Wednesday, April 3, 2013
I believe that we have completed our analysis and discussion regarding whether the use of doxing and breitbarting to intimidate and assassinate a person’s character constitutes witness intimidation, if used to discredit and intimidate a witness in a murder case.
The clear answer is “Yes.”
Moreover, I believe the two efforts by the defendant’s supporters to discredit and intimidate Dee Dee, which successively targeted two innocent girls named Dee Dee, constituted at the very least criminal attempts to intimidate a witness.
Since the perpetrators proudly declared their intent to intimidate the real Dee Dee when they mistakenly went after the wrong Dee Dees, and there is no doubt that the real Dee Dee found out about and was intimidated by those efforts, which were reported by the media, I believe the perpetrators already have committed at least two completed offenses of witness tampering.
I say “at least two,” because each lie, misrepresentation or threat is a completed crime. For example, 10 lies, misrepresentations or threats targeted against one witness constitutes 10 separate crimes or counts of witness intimidation.
Needless to say that the people who have committed these crimes are in deep trouble, even if they only get charged with attempted witness intimidation.
Are they stupid enough to continue their search for the right Dee Dee?
Only time will tell.
They have failed to demonstrate even a scintilla of intelligence, so I recommend against betting the ranch that they will stop.
By endorsing the CTH as a legitimate website and source of helpful information and ideas to use in defending GZ, Mark O’Mara has only himself to blame if the public associates him with the unlawful efforts to intimidate Dee Dee.
* * * *
Now, I want to take a look at O’Mara’s use of motions to disclose information that should not be disclosed.

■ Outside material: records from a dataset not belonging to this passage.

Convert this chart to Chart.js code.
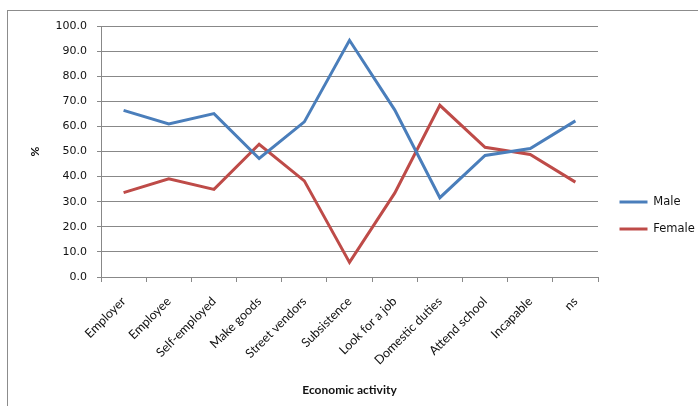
<!DOCTYPE html>
<html>
<head>
<meta charset="utf-8">
<script src="https://cdn.jsdelivr.net/npm/chart.js@4"></script>
<style>
  body { margin: 0; background: #fff; }
  #wrap { position: relative; width: 698px; height: 406px; }
</style>
</head>
<body>
<div id="wrap"><canvas id="chart" width="698" height="406"></canvas></div>
<script>
const categories = ['Employer', 'Employee', 'Self-employed', 'Make goods', 'Street vendors',
    'Subsistence', 'Look for a job', 'Domestic duties', 'Attend school', 'Incapable', 'ns'];
const maleValues = [66.4, 61.0, 65.1, 47.2, 61.8, 94.3, 66.6, 31.6, 48.4, 51.2, 62.2];
const femaleValues = [33.6, 39.1, 34.9, 52.9, 38.3, 5.8, 33.4, 68.4, 51.7, 48.8, 37.8];
const yTicks = [0, 10, 20, 30, 40, 50, 60, 70, 80, 90, 100];

const labelFont = 'Lato, "Open Sans", sans-serif';
const numFont = '"DejaVu Sans", Verdana, sans-serif';

// outer frame like the spreadsheet chart area
const framePlugin = {
    id: 'frame',
    beforeDraw(chart) {
        const ctx = chart.ctx;
        ctx.save();
        ctx.fillStyle = '#fff';
        ctx.fillRect(0, 0, chart.width, chart.height);
        ctx.strokeStyle = '#8c8c8c';
        ctx.lineWidth = 1;
        ctx.strokeRect(7.5, 10.5, chart.width + 10, chart.height + 10);
        ctx.restore();
    }
};

// nudge the legend a bit away from the plot without resizing the plot
const legendNudge = {
    id: 'legendNudge',
    afterLayout(chart) {
        const lg = chart.legend;
        if (!lg) return;
        lg.left += 6;
        lg.right += 6;
        lg.top += 2;
        lg.bottom += 2;
    }
};

const ctx = document.getElementById('chart').getContext('2d');
new Chart(ctx, {
    type: 'line',
    data: {
        labels: categories,
        datasets: [{
            label: 'Male',
            data: maleValues,
            borderColor: '#4a7ebb',
            backgroundColor: '#4a7ebb',
            borderWidth: 3,
            pointRadius: 0,
            tension: 0
        }, {
            label: 'Female',
            data: femaleValues,
            borderColor: '#be4b48',
            backgroundColor: '#be4b48',
            borderWidth: 3,
            pointRadius: 0,
            tension: 0
        }]
    },
    options: {
        responsive: false,
        animation: false,
        layout: { padding: { left: 0, top: 26, right: 0, bottom: 5 } },
        plugins: {
            legend: {
                position: 'right',
                maxWidth: 100,
                labels: {
                    usePointStyle: true,
                    pointStyle: 'line',
                    pointStyleWidth: 28,
                    color: '#111',
                    font: { family: numFont, size: 11.5 },
                    padding: 15.5
                }
            },
            tooltip: { enabled: false }
        },
        scales: {
            x: {
                offset: true,
                grid: {
                    offset: true,
                    drawOnChartArea: false,
                    tickLength: 5,
                    color: '#888'
                },
                border: { color: '#888' },
                ticks: {
                    maxRotation: 45,
                    minRotation: 45,
                    color: '#111',
                    font: { family: labelFont, size: 12.5 },
                    padding: 12
                },
                title: {
                    display: true,
                    text: 'Economic activity',
                    color: '#111',
                    font: { family: labelFont, size: 12, weight: 'bold' },
                    padding: { top: 0, bottom: 4 }
                },
                afterFit(axis) { axis.height = 124; }
            },
            y: {
                min: 0,
                max: 100,
                afterBuildTicks(axis) {
                    axis.ticks = yTicks.map(v => ({ value: v }));
                },
                grid: {
                    color: '#888',
                    tickLength: 4
                },
                border: { color: '#888' },
                ticks: {
                    color: '#111',
                    font: { family: numFont, size: 11 },
                    padding: 10,
                    callback: v => Number(v).toFixed(1)
                },
                title: {
                    display: true,
                    text: '%',
                    color: '#111',
                    font: { family: labelFont, size: 12, weight: 'bold' },
                    padding: { top: 28, bottom: 0 }
                },
                afterFit(axis) { axis.width = 101; }
            }
        }
    },
    plugins: [framePlugin, legendNudge]
});
</script>
</body>
</html>
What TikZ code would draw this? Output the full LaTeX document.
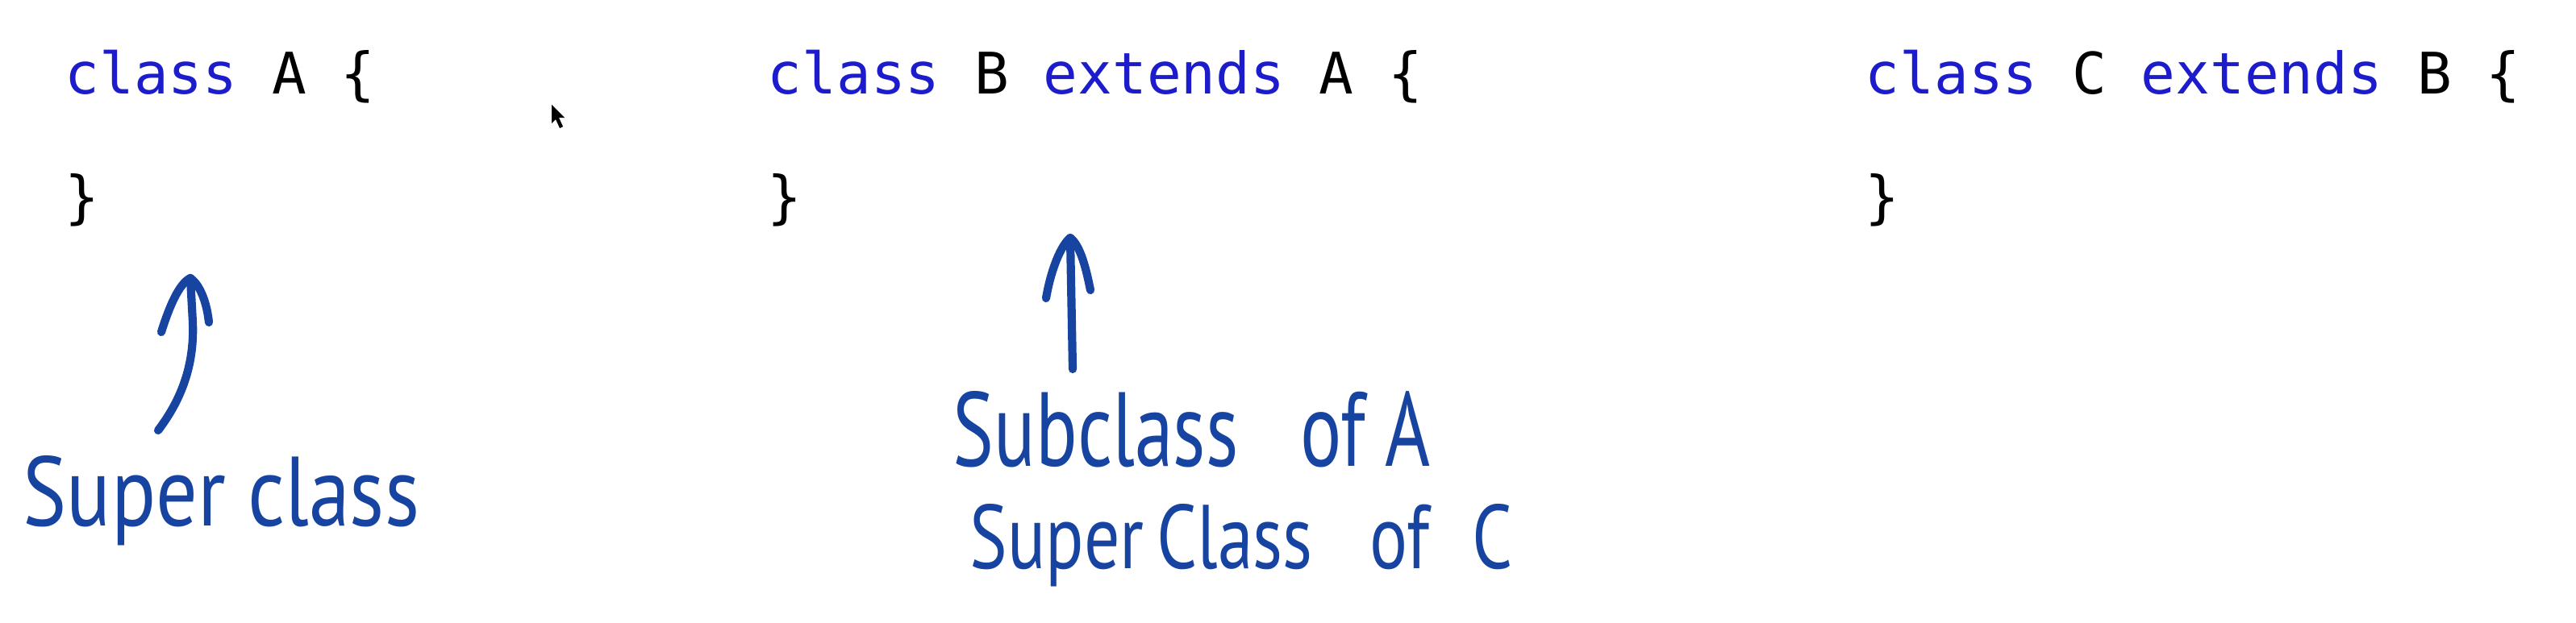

Xena raised this issue yesterday when she asked me if depositions are supposed to be released to the public.
I replied that the answer is “No.”
Thank you. O’Mara did manage to get in parts of one — IIRC, Santiago, that he included as an Exhibit with a Motion.
I believe O’Mara has been deliberately publicizing information, which he knows should not be publicized, by appending it to a marginally appropriate motion that he creates to serve as a vehicle to publicize the information in a manner that provides him with plausible deniability.

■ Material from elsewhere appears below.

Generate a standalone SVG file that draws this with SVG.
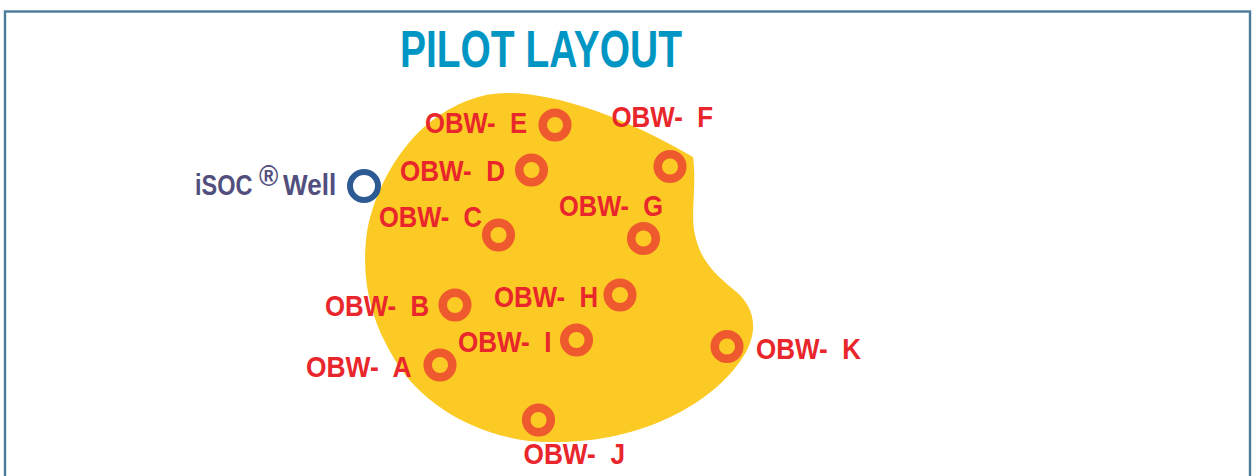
<svg xmlns="http://www.w3.org/2000/svg" width="1257" height="476" viewBox="0 0 1257 476">
<style>
.lbl{font-family:"Liberation Sans",Arial,sans-serif;font-weight:bold;font-size:30px;fill:#e8262c;white-space:pre}
.ring{fill:none;stroke:#ee5a2e;stroke-width:8.5}
.title{font-family:"Liberation Sans",Arial,sans-serif;font-weight:bold;font-size:51px;fill:#0096c4}
.isoc{font-family:"Liberation Sans",Arial,sans-serif;font-weight:bold;font-size:29px;fill:#524f7e}
</style>
<rect x="5" y="11.5" width="1245" height="480" fill="#ffffff" stroke="#4a7b98" stroke-width="2.4"/>
<text class="title" x="400" y="66.5" textLength="282" lengthAdjust="spacingAndGlyphs">PILOT LAYOUT</text>
<path id="blob" fill="#fbca24" d="M507 93 C560 93 630 120 693 157 C697 185 690 215 695 235 C700 258 712 272 733 289 C755 306 760 330 743 357 C712 405 640 442 557 442 C490 444 425 410 395 360 C370 320 362 280 366 240 C370 200 395 150 430 122 C455 103 480 93 507 93 Z"/>
<g id="connectors"></g>
<g id="isoc-well">
<circle cx="364" cy="186" r="14" fill="none" stroke="#2e5a94" stroke-width="6"/>
<text class="isoc" transform="translate(195,195) scale(0.81,1)">iSOC</text>
<text class="isoc" font-size="17" transform="translate(259,186) scale(0.9,1)">®</text>
<text class="isoc" transform="translate(283,195) scale(0.9,1)">Well</text>
</g>
<g id="obw-e"><circle class="ring" cx="555" cy="125" r="12.3"/><text class="lbl" x="425" y="133" textLength="102" lengthAdjust="spacingAndGlyphs">OBW-  E</text></g>
<g id="obw-f"><circle class="ring" cx="670" cy="166.5" r="12.3"/><text class="lbl" x="611.5" y="127" textLength="101.5" lengthAdjust="spacingAndGlyphs">OBW-  F</text></g>
<g id="obw-d"><circle class="ring" cx="531.5" cy="170" r="12.3"/><text class="lbl" x="400" y="180.5" textLength="105" lengthAdjust="spacingAndGlyphs">OBW-  D</text></g>
<g id="obw-c"><circle class="ring" cx="498.5" cy="235" r="12.3"/><text class="lbl" x="379" y="227" textLength="103" lengthAdjust="spacingAndGlyphs">OBW-  C</text></g>
<g id="obw-g"><circle class="ring" cx="643.5" cy="238.5" r="12.3"/><text class="lbl" x="559" y="215.5" textLength="104" lengthAdjust="spacingAndGlyphs">OBW-  G</text></g>
<g id="obw-h"><circle class="ring" cx="620" cy="295" r="12.3"/><text class="lbl" x="494" y="306.5" textLength="104" lengthAdjust="spacingAndGlyphs">OBW-  H</text></g>
<g id="obw-b"><circle class="ring" cx="455" cy="305" r="12.3"/><text class="lbl" x="325" y="315.5" textLength="104" lengthAdjust="spacingAndGlyphs">OBW-  B</text></g>
<g id="obw-i"><circle class="ring" cx="576.5" cy="340" r="12.3"/><text class="lbl" x="458" y="351.5" textLength="93.5" lengthAdjust="spacingAndGlyphs">OBW-  I</text></g>
<g id="obw-k"><circle class="ring" cx="727" cy="346.5" r="12.3"/><text class="lbl" x="756" y="359" textLength="105" lengthAdjust="spacingAndGlyphs">OBW-  K</text></g>
<g id="obw-a"><circle class="ring" cx="440" cy="365" r="12.3"/><text class="lbl" x="306" y="376.5" textLength="105.5" lengthAdjust="spacingAndGlyphs">OBW-  A</text></g>
<g id="obw-j"><circle class="ring" cx="538.5" cy="420" r="12.3"/><text class="lbl" x="523.5" y="464" textLength="101.5" lengthAdjust="spacingAndGlyphs">OBW-  J</text></g>
</svg>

In other words, he has not been filing these motions in good faith.
He then incorporates the publicized information into his propaganda campaign to win the case in the court of public opinion.
For example, despite knowing that a police officer’s opinion regarding the defendant’s guilt or innocence is inadmissible at trial, he publicized Santiago’s deposition to support his propaganda claim that the Sanford Police Department believed the defendant killed Trayvon in self-defense.

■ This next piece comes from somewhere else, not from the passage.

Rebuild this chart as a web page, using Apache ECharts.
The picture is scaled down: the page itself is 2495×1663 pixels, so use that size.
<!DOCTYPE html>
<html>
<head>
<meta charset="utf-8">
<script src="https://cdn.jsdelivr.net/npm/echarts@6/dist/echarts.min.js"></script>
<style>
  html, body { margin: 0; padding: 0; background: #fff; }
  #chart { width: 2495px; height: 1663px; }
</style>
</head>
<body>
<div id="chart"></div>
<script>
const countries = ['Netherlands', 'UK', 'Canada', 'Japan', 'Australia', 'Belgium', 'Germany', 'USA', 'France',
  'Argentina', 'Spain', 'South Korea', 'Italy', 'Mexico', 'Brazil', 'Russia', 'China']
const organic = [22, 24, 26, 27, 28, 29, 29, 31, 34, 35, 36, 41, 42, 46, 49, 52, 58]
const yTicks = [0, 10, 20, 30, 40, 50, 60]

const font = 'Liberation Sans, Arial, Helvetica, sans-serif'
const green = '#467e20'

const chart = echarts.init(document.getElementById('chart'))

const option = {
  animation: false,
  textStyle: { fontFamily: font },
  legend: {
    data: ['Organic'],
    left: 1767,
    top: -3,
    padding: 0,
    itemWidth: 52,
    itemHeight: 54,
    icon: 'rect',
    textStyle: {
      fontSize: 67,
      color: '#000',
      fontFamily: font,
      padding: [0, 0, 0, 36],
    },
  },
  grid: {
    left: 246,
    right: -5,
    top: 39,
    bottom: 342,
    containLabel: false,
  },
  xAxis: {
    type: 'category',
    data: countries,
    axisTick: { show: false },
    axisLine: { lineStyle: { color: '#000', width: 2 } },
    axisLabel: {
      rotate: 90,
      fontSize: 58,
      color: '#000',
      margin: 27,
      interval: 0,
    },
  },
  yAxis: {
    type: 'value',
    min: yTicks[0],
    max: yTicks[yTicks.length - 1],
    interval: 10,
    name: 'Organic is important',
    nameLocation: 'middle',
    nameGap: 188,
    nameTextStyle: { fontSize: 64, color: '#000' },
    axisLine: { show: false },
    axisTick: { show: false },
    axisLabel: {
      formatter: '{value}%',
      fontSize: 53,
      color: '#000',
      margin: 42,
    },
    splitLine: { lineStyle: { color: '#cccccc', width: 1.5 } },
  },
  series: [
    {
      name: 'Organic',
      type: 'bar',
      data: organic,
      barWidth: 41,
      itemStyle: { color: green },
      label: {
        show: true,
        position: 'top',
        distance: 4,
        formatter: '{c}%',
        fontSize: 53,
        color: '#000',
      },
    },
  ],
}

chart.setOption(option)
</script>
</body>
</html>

Fortunately, BDLR quickly shut him down in court when he handed him Serino’s three or four drafts of the Capias request in which Serino considered charging the defendant with murder or manslaughter and ultimately settled on manslaughter.
I think it’s pretty clear that O’Mara was attempting to create and exploit a difference of opinion regarding the defendant’s innocence between the local SA and hometown police department versus the Jacksonville SA and the FDLE. I think he hoped to hijack and derail the jury inquiry into an are-you-going-to-trust-and-believe-your-hometown-law-enforcement-officials or the outsiders that the governor was forced to select for political reasons unrelated to what actually happened.
Notice that despite not mentioning race, that particular strategy is all about exploiting racism. The argument is little more than a transparent dress concealing a bloated and maggot infested corpse.
This is a good example of what lawyers mean when they refer to “playing the race card.”
I have to admit that I am fantasizing that there will come a day when O’Mara schedules a press conference and no one shows up.